Макромаркетинг - страница 14
Глобализация маркетинга порождает гибридизацию культур, где локальные традиции переплетаются с глобальными трендами. Например, Starbucks, адаптируя меню под региональные предпочтения (чай матча в Азии, халва на Ближнем Востоке), становится агентом глокализации, смягчая культурные конфликты. Однако это может приводить к эрозии аутентичности – как в случае коммодификации индейских символов в моде, вызывающей протесты за культурную апроприацию. Социологические исследования сетевого общества (Кастельс) объясняют, как цифровые платформы, такие как TikTok, трансформируют социальные связи: алгоритмически усиленные челленджи (например, #TrashTag для уборки мусора) создают новые формы коллективного действия, но одновременно фрагментируют общество на фильтрующие пузыри, где маркетинговые сообщения усиливают групповую поляризацию.
Маркетинг также влияет на институциональные изменения. Корпоративные инициативы в области инклюзии переформатируют нормы корпоративной культуры, что отражается на обществе в целом через диффузию инноваций. Однако социологи предупреждают о рисках «розового капитализма» – эксплуатации социальных движений (феминизм) для коммерческих целей без системных изменений. Теория модернизации помогает понять, как маркетинг технологий (смартфоны, интернет вещей) ускоряет социальные трансформации в развивающихся странах, стирая границы между традиционным и современным – например, мобильные платежные системы M-Pesa в Кении не только изменили финансовое поведение, но и перестроили социальные сети доверия.
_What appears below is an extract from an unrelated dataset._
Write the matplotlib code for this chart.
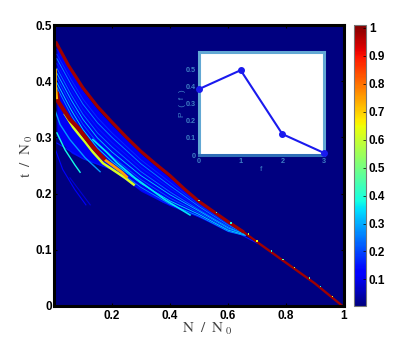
import matplotlib
matplotlib.use("Agg")
import matplotlib.pyplot as plt
from matplotlib.cm import ScalarMappable
from matplotlib.colors import Normalize

# inset distribution
f_vals = [0, 1, 2, 3]
p_vals = [0.384, 0.494, 0.122, 0.012]

# main ridge, upper thick part and lower thin part
main_n = [0.008, 0.05, 0.1, 0.15, 0.2, 0.25, 0.3, 0.35, 0.4, 0.45, 0.5, 0.55, 0.6, 0.65]
main_t = [0.468, 0.428, 0.388, 0.355, 0.327, 0.300, 0.275, 0.253, 0.232, 0.208, 0.186, 0.168, 0.150, 0.133]
tail_n = [0.6, 0.65, 0.7, 0.8, 0.9, 0.99]
tail_t = [0.150, 0.133, 0.114, 0.077, 0.040, 0.002]

# lower edge of the fan
edge_n = [0.01, 0.1, 0.2, 0.272, 0.376, 0.459, 0.538, 0.641, 0.7]
edge_t = [0.29, 0.262, 0.243, 0.216, 0.185, 0.168, 0.150, 0.128, 0.112]

# thin lines in the fan, same N columns
fan_n = [0.01, 0.06, 0.1, 0.15, 0.2, 0.3, 0.4, 0.5, 0.6, 0.66]
fan_t = [
    [0.457, 0.411, 0.377, 0.344, 0.317, 0.267, 0.225, 0.183, 0.148, 0.129],
    [0.448, 0.402, 0.368, 0.335, 0.308, 0.260, 0.220, 0.180, 0.146, 0.128],
    [0.440, 0.393, 0.359, 0.326, 0.300, 0.253, 0.214, 0.177, 0.144, 0.128],
    [0.431, 0.384, 0.350, 0.317, 0.291, 0.246, 0.209, 0.174, 0.142, 0.127],
    [0.423, 0.375, 0.341, 0.308, 0.283, 0.239, 0.203, 0.171, 0.141, 0.127],
    [0.414, 0.366, 0.332, 0.299, 0.274, 0.232, 0.198, 0.169, 0.139, 0.127],
    [0.406, 0.357, 0.323, 0.290, 0.266, 0.225, 0.192, 0.166, 0.137, 0.126],
    [0.397, 0.348, 0.314, 0.281, 0.257, 0.218, 0.187, 0.163, 0.135, 0.126],
    [0.389, 0.339, 0.305, 0.272, 0.249, 0.211, 0.181, 0.160, 0.133, 0.125],
]
fan_val = [0.12, 0.18, 0.27, 0.16, 0.25, 0.33, 0.22, 0.36, 0.28]
wash_top = [0.462, 0.418, 0.383, 0.350, 0.322, 0.271, 0.228, 0.184, 0.149, 0.129]
wash_low = [0.30, 0.272, 0.262, 0.252, 0.243, 0.204, 0.178, 0.158, 0.132, 0.125]

# strong band
red_n = [0.01, 0.014, 0.028, 0.055, 0.083, 0.107, 0.134, 0.159, 0.176]
red_t = [0.381, 0.364, 0.353, 0.332, 0.317, 0.301, 0.283, 0.269, 0.26]
orange_n = [0.176, 0.203, 0.234, 0.25]
orange_t = [0.26, 0.250, 0.238, 0.23]
yellow_n = [0.038, 0.066, 0.083, 0.107, 0.134, 0.169, 0.21, 0.245, 0.275]
yellow_t = [0.341, 0.318, 0.307, 0.292, 0.274, 0.254, 0.240, 0.228, 0.216]
cyan_n = [0.134, 0.183, 0.217, 0.279, 0.383, 0.469]
cyan_t = [0.296, 0.273, 0.255, 0.228, 0.189, 0.162]

# faint lines below the band
low1_n = [0.01, 0.038, 0.072, 0.09]
low1_t = [0.308, 0.278, 0.251, 0.238]
low2_n = [0.003, 0.021, 0.055, 0.107, 0.159]
low2_t = [0.349, 0.323, 0.296, 0.264, 0.239]
low3_n = [0.005, 0.03, 0.072, 0.11]
low3_t = [0.278, 0.243, 0.207, 0.18]
low4_n = [0.055, 0.125]
low4_t = [0.228, 0.18]
left_n = [0.006, 0.006, 0.01]
left_t = [0.42, 0.395, 0.37]

# bright pixels next to the main ridge
speck_n = [0.50, 0.56, 0.61, 0.67, 0.70, 0.75, 0.79, 0.83, 0.88, 0.92, 0.96]
speck_t = [0.188, 0.166, 0.148, 0.128, 0.116, 0.098, 0.083, 0.068, 0.050, 0.035, 0.017]
speck_val = [0.5, 0.45, 0.4, 0.6, 0.65, 0.4, 0.5, 0.6, 0.45, 0.4, 0.65]

x_ticks = [0.2, 0.4, 0.6, 0.8, 1]
x_labels = ["0.2", "0.4", "0.6", "0.8", "1"]
y_ticks = [0, 0.1, 0.2, 0.3, 0.4, 0.5]
y_labels = ["0", "0.1", "0.2", "0.3", "0.4", "0.5"]
cb_ticks = [0.1, 0.2, 0.3, 0.4, 0.5, 0.6, 0.7, 0.8, 0.9, 1]
cb_labels = ["0.1", "0.2", "0.3", "0.4", "0.5", "0.6", "0.7", "0.8", "0.9", "1"]

plt.rcParams["font.family"] = ["Liberation Sans", "DejaVu Sans"]
plt.rcParams["mathtext.fontset"] = "stix"

W, H = 415, 345
fig = plt.figure(figsize=(W / 100, H / 100), dpi=100)
cmap = plt.get_cmap("jet")
norm = Normalize(0.005, 1.01)


def axes_px(left, right, top, bottom):
    return fig.add_axes([left / W, 1 - bottom / H, (right - left) / W, (bottom - top) / H])


ax = axes_px(54, 344, 25, 306)
ax.set_facecolor(cmap(0.0))
ax.set_xlim(0, 1)
ax.set_ylim(0, 0.5)

# blue wash under the fan
ax.fill_between(fan_n, wash_low, wash_top, color=cmap(norm(0.11)), lw=0)
ax.plot(edge_n, edge_t, color=cmap(norm(0.15)), lw=0.8)

for row, val in zip(fan_t, fan_val):
    ax.plot(fan_n, row, color=cmap(norm(val)), lw=0.6)

ax.plot(low3_n, low3_t, color=cmap(norm(0.12)), lw=0.8)
ax.plot(low4_n, low4_t, color=cmap(norm(0.08)), lw=0.8)
ax.plot(low1_n, low1_t, color=cmap(norm(0.38)), lw=1.0)
ax.plot(low2_n, low2_t, color=cmap(norm(0.28)), lw=1.0)
ax.plot(cyan_n, cyan_t, color=cmap(norm(0.36)), lw=1.2)
ax.plot(yellow_n, yellow_t, color=cmap(norm(0.62)), lw=1.8)
ax.plot(orange_n, orange_t, color=cmap(norm(0.75)), lw=2.0)
ax.plot(red_n, red_t, color=cmap(norm(0.98)), lw=3.0, solid_capstyle="butt")
ax.plot(left_n, left_t, color=cmap(norm(0.72)), lw=1.6)
ax.plot(main_n, main_t, color=cmap(norm(0.98)), lw=2.3)
ax.plot(tail_n, tail_t, color=cmap(norm(0.98)), lw=1.7)

ax.scatter(speck_n, speck_t, c=speck_val, cmap=cmap, norm=norm, s=1, marker="s", lw=0, zorder=4)

ax.set_xticks(x_ticks, x_labels)
ax.set_yticks(y_ticks, y_labels)
ax.tick_params(direction="in", length=2.5, width=0.8, top=True, right=True)
for lab in ax.get_xticklabels() + ax.get_yticklabels():
    lab.set_fontsize(8.5)
    lab.set_fontweight("bold")
ax.tick_params(axis="x", pad=3)
ax.tick_params(axis="y", pad=1.5)
for s in ax.spines.values():
    s.set_linewidth(2.2)
    s.set_color("black")

fig.text(207 / W, 1 - 329 / H, r"$\mathrm{N\ \ /\ \ N}_{\ \mathrm{0}}$", fontsize=11,
         color="#444444", ha="center", va="center")
fig.text(27 / W, 1 - 156 / H, r"$\mathrm{t\ \ /\ \ N}_{\ \mathrm{0}}$", fontsize=11,
         color="#444444", ha="center", va="center", rotation=90)

# inset
frame = "#62a8d4"
inset_text = "#3f7fc4"
inx = axes_px(199, 324, 52, 155)
inx.set_xlim(0, 3)
inx.set_ylim(0, 0.6)
inx.plot(f_vals, p_vals, color="#1a1aee", lw=1.5, marker="o", ms=4, clip_on=False, zorder=5)
inx.set_xticks(f_vals, ["0", "1", "2", "3"])
inx.set_yticks([0, 0.1, 0.2, 0.3, 0.4, 0.5], ["0", "0.1", "0.2", "0.3", "0.4", "0.5"])
inx.tick_params(length=0, labelsize=5.2, labelcolor=inset_text, pad=2)
for lab in inx.get_xticklabels() + inx.get_yticklabels():
    lab.set_fontweight("bold")
for s in inx.spines.values():
    s.set_linewidth(2.2)
    s.set_color(frame)
inx.spines["bottom"].set_color("#2f6fb8")
inx.set_xlabel("f", fontsize=6, color=inset_text, labelpad=1)
inx.set_ylabel("P  (  f  )", fontsize=6, color=inset_text, labelpad=0)

# colorbar
cax = axes_px(354, 366, 25, 306)
cb = fig.colorbar(ScalarMappable(norm=norm, cmap=cmap), cax=cax)
cb.set_ticks(cb_ticks, labels=cb_labels)
cb.ax.tick_params(direction="in", length=2, width=0.5, labelsize=8.5, pad=2)
for lab in cb.ax.get_yticklabels():
    lab.set_fontweight("bold")
cb.outline.set_edgecolor("#777777")
cb.outline.set_linewidth(0.8)

fig.savefig("out.png", dpi=100)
Эффект социального обучения в маркетинге проявляется через механизмы подражания и диффузии. Виральные кампании, такие как Ice Bucket Challenge, демонстрируют, как маркетинговые инструменты могут мобилизовать массы на поддержку социальных причин, создавая новые формы солидарности. Однако темная сторона этой динамики – распространение через соцсети деструктивных трендов, например, рекламы экстремальных диет, ведущей к росту расстройств пищевого поведения среди подростков. Теория социальных представлений Московичи объясняет, как маркетинг формирует «социальные консенсусы» – например, нормализацию сервисов подписки (от Netflix до облачных хранилищ), превращающих временный доступ в доминирующую модель владения, что переопределяет понятия собственности и потребительской свободы.
Социология риска помогает анализировать, как маркетинг управляет восприятием неопределенности. Страховые компании, продвигая продукты через нарративы о «безопасном будущем», конструируют культуру предосторожности, тогда как бренды экстремальных видов спорта (Red Bull, GoPro), наоборот, романтизируют риск, формируя субкультуры адреналинозависимых потребителей. В контексте пандемии маркетинг стал инструментом социального программирования: реклама масок и санитайзеров не только информировала, но и создавала новые ритуалы «безопасного потребления», меняя паттерны публичного взаимодействия.
Маркетинговые стратегии также перекраивают пространство социального неравенства. Премиальные клубные карты (American Express Centurion) или эксклюзивные дропы Nike SNKRS апроприируют концепцию «исключительности», усиливая символические границы между классами. В противовес этому проекты вроде «доступной моды» Primark или рекламные кампании, героизирующие простых людей (как «Share a Coke»), создают иллюзию инклюзивности, маскируя структурное неравенство. Социологический анализ таких практик вскрывает парадокс: маркетинг одновременно смягчает и легитимизирует социальные диспропорции, предлагая символические решения (покупка статусных товаров) вместо системных изменений.